SHORT TASK: Leave out the pictures and repeat the data exactly.

COLLECTED DATA:
◇ ◇ ◇

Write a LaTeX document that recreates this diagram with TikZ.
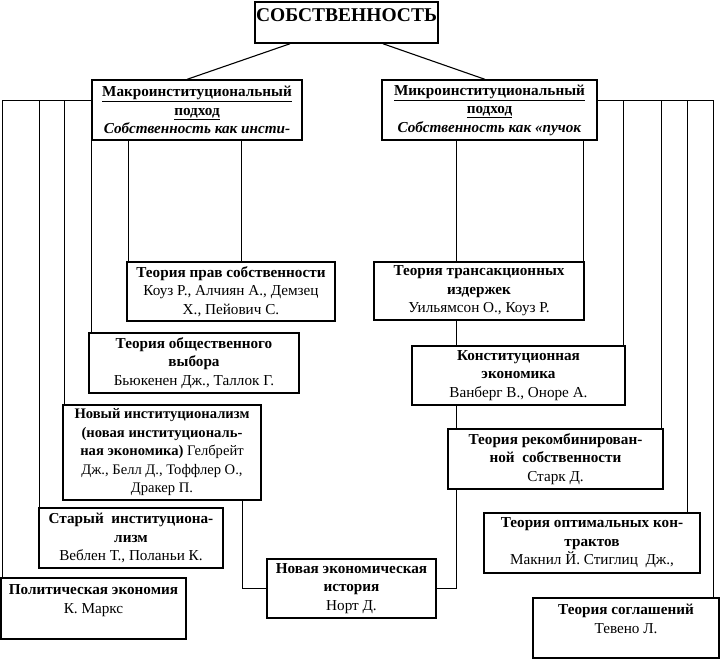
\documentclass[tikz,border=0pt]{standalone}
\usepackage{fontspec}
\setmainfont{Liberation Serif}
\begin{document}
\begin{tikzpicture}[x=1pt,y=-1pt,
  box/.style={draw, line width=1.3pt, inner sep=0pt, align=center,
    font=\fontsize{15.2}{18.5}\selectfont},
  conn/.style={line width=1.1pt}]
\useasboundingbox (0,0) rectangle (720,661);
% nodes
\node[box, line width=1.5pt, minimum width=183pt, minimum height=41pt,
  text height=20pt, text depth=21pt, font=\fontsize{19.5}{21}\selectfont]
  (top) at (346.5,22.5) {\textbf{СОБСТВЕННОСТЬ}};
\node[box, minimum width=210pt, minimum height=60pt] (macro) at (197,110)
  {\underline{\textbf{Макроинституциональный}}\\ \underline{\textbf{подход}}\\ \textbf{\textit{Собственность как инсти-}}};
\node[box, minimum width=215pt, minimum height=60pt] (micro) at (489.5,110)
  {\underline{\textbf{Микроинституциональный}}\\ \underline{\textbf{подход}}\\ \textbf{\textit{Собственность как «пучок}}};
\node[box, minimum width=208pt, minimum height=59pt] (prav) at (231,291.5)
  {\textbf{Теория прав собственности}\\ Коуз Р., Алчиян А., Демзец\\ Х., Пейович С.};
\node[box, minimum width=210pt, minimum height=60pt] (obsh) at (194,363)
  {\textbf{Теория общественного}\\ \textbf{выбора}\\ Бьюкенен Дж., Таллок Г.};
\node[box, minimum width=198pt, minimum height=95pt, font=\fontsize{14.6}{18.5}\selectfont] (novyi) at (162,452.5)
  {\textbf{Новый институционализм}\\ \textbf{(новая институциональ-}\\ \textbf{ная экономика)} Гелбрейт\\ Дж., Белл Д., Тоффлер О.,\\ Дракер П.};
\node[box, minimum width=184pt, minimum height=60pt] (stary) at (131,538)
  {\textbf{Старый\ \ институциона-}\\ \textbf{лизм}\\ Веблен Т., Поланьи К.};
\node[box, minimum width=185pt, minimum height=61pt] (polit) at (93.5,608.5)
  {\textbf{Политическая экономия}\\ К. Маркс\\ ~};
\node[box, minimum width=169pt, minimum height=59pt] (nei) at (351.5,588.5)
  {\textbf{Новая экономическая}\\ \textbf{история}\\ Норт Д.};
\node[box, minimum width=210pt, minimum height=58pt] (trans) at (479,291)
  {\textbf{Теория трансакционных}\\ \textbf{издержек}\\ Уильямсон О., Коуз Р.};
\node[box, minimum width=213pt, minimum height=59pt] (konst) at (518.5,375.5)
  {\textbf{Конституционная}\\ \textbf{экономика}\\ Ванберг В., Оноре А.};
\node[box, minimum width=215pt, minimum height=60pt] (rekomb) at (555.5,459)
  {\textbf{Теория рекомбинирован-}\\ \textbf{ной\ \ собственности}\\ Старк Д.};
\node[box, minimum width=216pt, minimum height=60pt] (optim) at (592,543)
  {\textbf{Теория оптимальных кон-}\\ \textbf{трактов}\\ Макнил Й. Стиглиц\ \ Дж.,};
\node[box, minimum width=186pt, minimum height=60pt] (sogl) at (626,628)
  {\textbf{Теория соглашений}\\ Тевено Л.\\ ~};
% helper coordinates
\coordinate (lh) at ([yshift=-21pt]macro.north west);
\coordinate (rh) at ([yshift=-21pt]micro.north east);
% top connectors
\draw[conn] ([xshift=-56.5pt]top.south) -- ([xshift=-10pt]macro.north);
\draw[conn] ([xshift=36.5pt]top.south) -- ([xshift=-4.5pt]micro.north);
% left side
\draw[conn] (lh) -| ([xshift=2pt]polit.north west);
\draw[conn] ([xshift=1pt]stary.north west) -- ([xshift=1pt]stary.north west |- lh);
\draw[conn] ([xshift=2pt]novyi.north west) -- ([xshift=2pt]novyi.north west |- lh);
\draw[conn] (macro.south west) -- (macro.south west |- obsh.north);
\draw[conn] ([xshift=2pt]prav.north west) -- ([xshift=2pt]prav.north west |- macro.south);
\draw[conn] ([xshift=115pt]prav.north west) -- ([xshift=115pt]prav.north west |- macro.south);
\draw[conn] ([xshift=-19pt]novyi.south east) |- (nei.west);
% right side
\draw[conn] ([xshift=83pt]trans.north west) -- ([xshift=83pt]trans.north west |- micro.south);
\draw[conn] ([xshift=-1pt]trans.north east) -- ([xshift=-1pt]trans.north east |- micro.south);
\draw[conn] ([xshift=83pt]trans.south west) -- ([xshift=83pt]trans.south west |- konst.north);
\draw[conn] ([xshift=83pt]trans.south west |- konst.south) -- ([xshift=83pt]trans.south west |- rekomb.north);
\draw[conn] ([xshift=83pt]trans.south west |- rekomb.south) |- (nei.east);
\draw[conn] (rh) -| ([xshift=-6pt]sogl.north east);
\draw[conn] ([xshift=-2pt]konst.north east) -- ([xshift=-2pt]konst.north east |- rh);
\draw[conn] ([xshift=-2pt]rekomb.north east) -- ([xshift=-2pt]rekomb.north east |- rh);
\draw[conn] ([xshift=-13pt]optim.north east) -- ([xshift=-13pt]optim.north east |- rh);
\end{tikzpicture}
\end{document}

◇ ◇ ◇

COMPLETE OUTPUT:
Write a LaTeX document that recreates this diagram with TikZ.
\documentclass[tikz,border=0pt]{standalone}
\usepackage{fontspec}
\setmainfont{Liberation Serif}
\begin{document}
\begin{tikzpicture}[x=1pt,y=-1pt,
  box/.style={draw, line width=1.3pt, inner sep=0pt, align=center,
    font=\fontsize{15.2}{18.5}\selectfont},
  conn/.style={line width=1.1pt}]
\useasboundingbox (0,0) rectangle (720,661);
% nodes
\node[box, line width=1.5pt, minimum width=183pt, minimum height=41pt,
  text height=20pt, text depth=21pt, font=\fontsize{19.5}{21}\selectfont]
  (top) at (346.5,22.5) {\textbf{СОБСТВЕННОСТЬ}};
\node[box, minimum width=210pt, minimum height=60pt] (macro) at (197,110)
  {\underline{\textbf{Макроинституциональный}}\\ \underline{\textbf{подход}}\\ \textbf{\textit{Собственность как инсти-}}};
\node[box, minimum width=215pt, minimum height=60pt] (micro) at (489.5,110)
  {\underline{\textbf{Микроинституциональный}}\\ \underline{\textbf{подход}}\\ \textbf{\textit{Собственность как «пучок}}};
\node[box, minimum width=208pt, minimum height=59pt] (prav) at (231,291.5)
  {\textbf{Теория прав собственности}\\ Коуз Р., Алчиян А., Демзец\\ Х., Пейович С.};
\node[box, minimum width=210pt, minimum height=60pt] (obsh) at (194,363)
  {\textbf{Теория общественного}\\ \textbf{выбора}\\ Бьюкенен Дж., Таллок Г.};
\node[box, minimum width=198pt, minimum height=95pt, font=\fontsize{14.6}{18.5}\selectfont] (novyi) at (162,452.5)
  {\textbf{Новый институционализм}\\ \textbf{(новая институциональ-}\\ \textbf{ная экономика)} Гелбрейт\\ Дж., Белл Д., Тоффлер О.,\\ Дракер П.};
\node[box, minimum width=184pt, minimum height=60pt] (stary) at (131,538)
  {\textbf{Старый\ \ институциона-}\\ \textbf{лизм}\\ Веблен Т., Поланьи К.};
\node[box, minimum width=185pt, minimum height=61pt] (polit) at (93.5,608.5)
  {\textbf{Политическая экономия}\\ К. Маркс\\ ~};
\node[box, minimum width=169pt, minimum height=59pt] (nei) at (351.5,588.5)
  {\textbf{Новая экономическая}\\ \textbf{история}\\ Норт Д.};
\node[box, minimum width=210pt, minimum height=58pt] (trans) at (479,291)
  {\textbf{Теория трансакционных}\\ \textbf{издержек}\\ Уильямсон О., Коуз Р.};
\node[box, minimum width=213pt, minimum height=59pt] (konst) at (518.5,375.5)
  {\textbf{Конституционная}\\ \textbf{экономика}\\ Ванберг В., Оноре А.};
\node[box, minimum width=215pt, minimum height=60pt] (rekomb) at (555.5,459)
  {\textbf{Теория рекомбинирован-}\\ \textbf{ной\ \ собственности}\\ Старк Д.};
\node[box, minimum width=216pt, minimum height=60pt] (optim) at (592,543)
  {\textbf{Теория оптимальных кон-}\\ \textbf{трактов}\\ Макнил Й. Стиглиц\ \ Дж.,};
\node[box, minimum width=186pt, minimum height=60pt] (sogl) at (626,628)
  {\textbf{Теория соглашений}\\ Тевено Л.\\ ~};
% helper coordinates
\coordinate (lh) at ([yshift=-21pt]macro.north west);
\coordinate (rh) at ([yshift=-21pt]micro.north east);
% top connectors
\draw[conn] ([xshift=-56.5pt]top.south) -- ([xshift=-10pt]macro.north);
\draw[conn] ([xshift=36.5pt]top.south) -- ([xshift=-4.5pt]micro.north);
% left side
\draw[conn] (lh) -| ([xshift=2pt]polit.north west);
\draw[conn] ([xshift=1pt]stary.north west) -- ([xshift=1pt]stary.north west |- lh);
\draw[conn] ([xshift=2pt]novyi.north west) -- ([xshift=2pt]novyi.north west |- lh);
\draw[conn] (macro.south west) -- (macro.south west |- obsh.north);
\draw[conn] ([xshift=2pt]prav.north west) -- ([xshift=2pt]prav.north west |- macro.south);
\draw[conn] ([xshift=115pt]prav.north west) -- ([xshift=115pt]prav.north west |- macro.south);
\draw[conn] ([xshift=-19pt]novyi.south east) |- (nei.west);
% right side
\draw[conn] ([xshift=83pt]trans.north west) -- ([xshift=83pt]trans.north west |- micro.south);
\draw[conn] ([xshift=-1pt]trans.north east) -- ([xshift=-1pt]trans.north east |- micro.south);
\draw[conn] ([xshift=83pt]trans.south west) -- ([xshift=83pt]trans.south west |- konst.north);
\draw[conn] ([xshift=83pt]trans.south west |- konst.south) -- ([xshift=83pt]trans.south west |- rekomb.north);
\draw[conn] ([xshift=83pt]trans.south west |- rekomb.south) |- (nei.east);
\draw[conn] (rh) -| ([xshift=-6pt]sogl.north east);
\draw[conn] ([xshift=-2pt]konst.north east) -- ([xshift=-2pt]konst.north east |- rh);
\draw[conn] ([xshift=-2pt]rekomb.north east) -- ([xshift=-2pt]rekomb.north east |- rh);
\draw[conn] ([xshift=-13pt]optim.north east) -- ([xshift=-13pt]optim.north east |- rh);
\end{tikzpicture}
\end{document}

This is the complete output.